The Diplomat
The Spanish Agency for International Development Cooperation (AECID) and the Royal Spanish Academy (RAE) yesterday signed an agreement to strengthen the scholarship programme for the training of Hispanists in the countries of the Association of Spanish Language Academies (ASALE).
The agreement, signed by the Secretary of State for International Cooperation, Ángeles Moreno Bau, and the director of the RAE and president of ASALE, Santiago Muñoz Machado, “seals the commitment of both institutions to the pan-Hispanic language policy and guarantees the continuity of this training programme for professionals in the study of the Spanish language”, according to the RAE.
The agreement represents the renewal of the previous agreement of 2001, which took the form of the training scholarship programme that has been running since 2004 and which is now facing a new phase marked by digital transformation.
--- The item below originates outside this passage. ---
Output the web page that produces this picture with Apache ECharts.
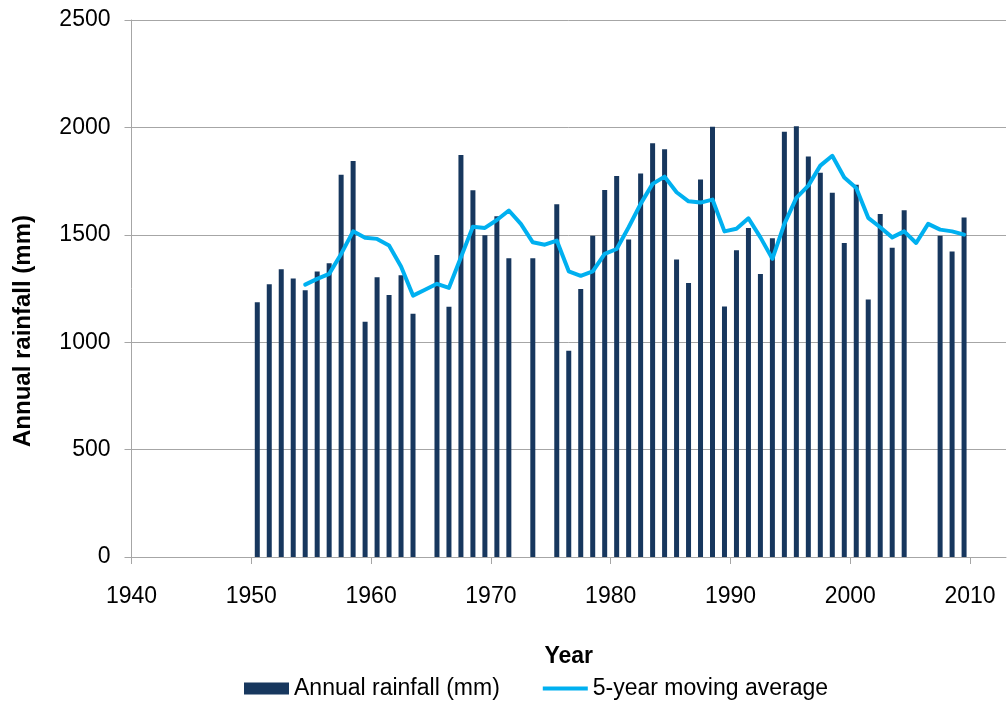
<!DOCTYPE html>
<html>
<head>
<meta charset="utf-8">
<script src="https://cdn.jsdelivr.net/npm/echarts@6/dist/echarts.min.js"></script>
<style>
html,body{margin:0;padding:0;background:#fff;}
#chart{width:1008px;height:704px;}
</style>
</head>
<body>
<div id="chart"></div>
<script>
// Annual rainfall (bars)
var rainYears = [1950,1951,1952,1953,1954,1955,1956,1957,1958,1959,
                 1960,1961,1962,1963,1965,1966,1967,1968,1969,
                 1970,1971,1973,1975,1976,1977,1978,1979,
                 1980,1981,1982,1983,1984,1985,1986,1987,1988,1989,
                 1990,1991,1992,1993,1994,1995,1996,1997,1998,1999,
                 2000,2001,2002,2003,2004,2007,2008,2009];
var rainfall = [1186,1270,1340,1296,1242,1329,1367,1779,1844,1095,
                1302,1220,1312,1132,1406,1165,1872,1707,1498,
                1586,1391,1391,1642,960,1248,1495,1709,
                1774,1478,1785,1926,1898,1385,1276,1757,2003,1166,
                1428,1532,1318,1484,1980,2005,1865,1789,1696,1462,
                1733,1199,1597,1440,1614,1496,1422,1581];

// 5-year moving average (line)
var avgYears = [1954,1955,1956,1957,1958,1959,1960,1961,1962,1963,1964,1965,1966,1967,1968,1969,
                1970,1971,1972,1973,1974,1975,1976,1977,1978,1979,
                1980,1981,1982,1983,1984,1985,1986,1987,1988,1989,
                1990,1991,1992,1993,1994,1995,1996,1997,1998,1999,
                2000,2001,2002,2003,2004,2005,2006,2007,2008,2009];
var movingAvg = [1268,1295,1318,1411,1516,1486,1481,1450,1352,1217,1244,1272,1253,1395,1538,1532,
                 1569,1613,1551,1465,1454,1473,1330,1309,1330,1411,
                 1434,1535,1644,1737,1771,1698,1656,1650,1664,1516,
                 1528,1577,1488,1388,1551,1672,1729,1822,1868,1767,
                 1718,1579,1535,1488,1516,1462,1551,1524,1516,1501];

var xTicks = [1940,1950,1960,1970,1980,1990,2000,2010];
var yTicks = [0,500,1000,1500,2000,2500];

var FONT = "'Liberation Sans', Arial, sans-serif";
var GRID_COLOR = '#a6a6a6';

// each annual value is drawn at the middle of its year
var barData = rainYears.map(function(y,i){ return [y + 0.5, rainfall[i]]; });
var lineData = avgYears.map(function(y,i){ return [y + 0.5, movingAvg[i]]; });

var chart = echarts.init(document.getElementById('chart'), null, {renderer:'canvas'});
chart.setOption({
  animation: false,
  backgroundColor: '#ffffff',
  grid: {left: 131.5, right: 2, top: 20, bottom: 147, containLabel: false},
  xAxis: {
    type: 'value',
    min: xTicks[0],
    max: 2013,
    interval: 10,
    name: 'Year',
    nameLocation: 'middle',
    nameGap: 88,
    nameTextStyle: {fontFamily: FONT, fontSize: 23, fontWeight: 'bold', color: '#000'},
    axisLine: {show: true, lineStyle: {color: GRID_COLOR, width: 1}},
    axisTick: {show: true, length: 7, customValues: xTicks, lineStyle: {color: GRID_COLOR}},
    axisLabel: {customValues: xTicks, fontFamily: FONT, fontSize: 23, color: '#000', margin: 28,
                formatter: function(v){ return String(v); }},
    splitLine: {show: false}
  },
  yAxis: {
    type: 'value',
    min: yTicks[0],
    max: yTicks[yTicks.length-1],
    interval: 500,
    axisLine: {show: true, lineStyle: {color: GRID_COLOR, width: 1}},
    axisTick: {show: true, length: 7, lineStyle: {color: GRID_COLOR}},
    axisLabel: {fontFamily: FONT, fontSize: 23, color: '#000', margin: 21,
                formatter: function(v){ return String(v); }},
    splitLine: {show: true, lineStyle: {color: GRID_COLOR, width: 1}}
  },
  legend: {
    left: 244,
    top: 677,
    padding: 0,
    itemWidth: 45,
    itemHeight: 12,
    itemGap: 43,
    textStyle: {fontFamily: FONT, fontSize: 23, color: '#000'},
    data: [
      {name: 'Annual rainfall (mm)', icon: 'rect'},
      {name: '5-year moving average', icon: 'path://M0,0L47,0L47,4L0,4Z'}
    ]
  },
  graphic: [{
    type: 'text',
    x: 23,
    y: 331,
    rotation: Math.PI/2,
    style: {
      text: 'Annual rainfall (mm)',
      fontFamily: FONT,
      fontSize: 24,
      fontWeight: 'bold',
      fill: '#000',
      align: 'center',
      verticalAlign: 'middle'
    }
  }],
  series: [
    {
      name: 'Annual rainfall (mm)',
      type: 'bar',
      data: barData,
      barWidth: 5,
      itemStyle: {color: '#17375E'},
      z: 2
    },
    {
      name: '5-year moving average',
      type: 'line',
      data: lineData,
      symbol: 'none',
      smooth: false,
      lineStyle: {color: '#00B0F0', width: 4, join: 'round', cap: 'round'},
      itemStyle: {color: '#00B0F0'},
      z: 3
    }
  ]
});
</script>
</body>
</html>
ASALE, created 70 years ago in Mexico, is made up of the Spanish Language Academies of Spain, Colombia, Ecuador, Mexico, El Salvador, Venezuela, Chile, Peru, Guatemala, Costa Rica, the Philippines, Panama, Cuba, Paraguay, Bolivia, the Dominican Republic, Nicaragua, Argentina, Uruguay, Honduras, Puerto Rico, the United States, Equatorial Guinea and Israel (the National Academy of Judeo-Spanish).
The MAEC-AECID training collaboration grants were created in 2004 as a result of the increase in academic projects in the Spanish language that required shared training among all the academies linked to ASALE. Since then, and throughout its seventeen calls for applications, 524 grants have been awarded to university graduates from the geographical area of ASALE, preferably specialising in the School of Hispanic Lexicography. The beneficiaries have participated in the production of pan-Hispanic works and continue to collaborate with the academies.
The scholarships have an annual duration, extendable for a second year, provided that the beneficiary has the support of the academy that has hosted him/her. They are aimed at university graduates from the geographical area of ASALE, preferably specialising in the School of Hispanic Lexicography, and are endowed with a monthly grant of 750 euros. In total there will be up to 45 scholarships per year, for a maximum annual value of 415,000 euros, according to the AECID.
After signing the agreement, Ángeles Moreno Bau welcomed the opportunity “to continue working together for the care and promotion of Spanish, a heritage we share”, and highlighted “the service to our societies” provided by the Academies of Language in Ibero-America. For his part, Santiago Muñoz Machado expressed his “enormous satisfaction at the signing of this agreement, which allows us to maintain the pan-Hispanic academic work and face the new digital challenges in a collaborative task that is fundamental for the unity of our language”.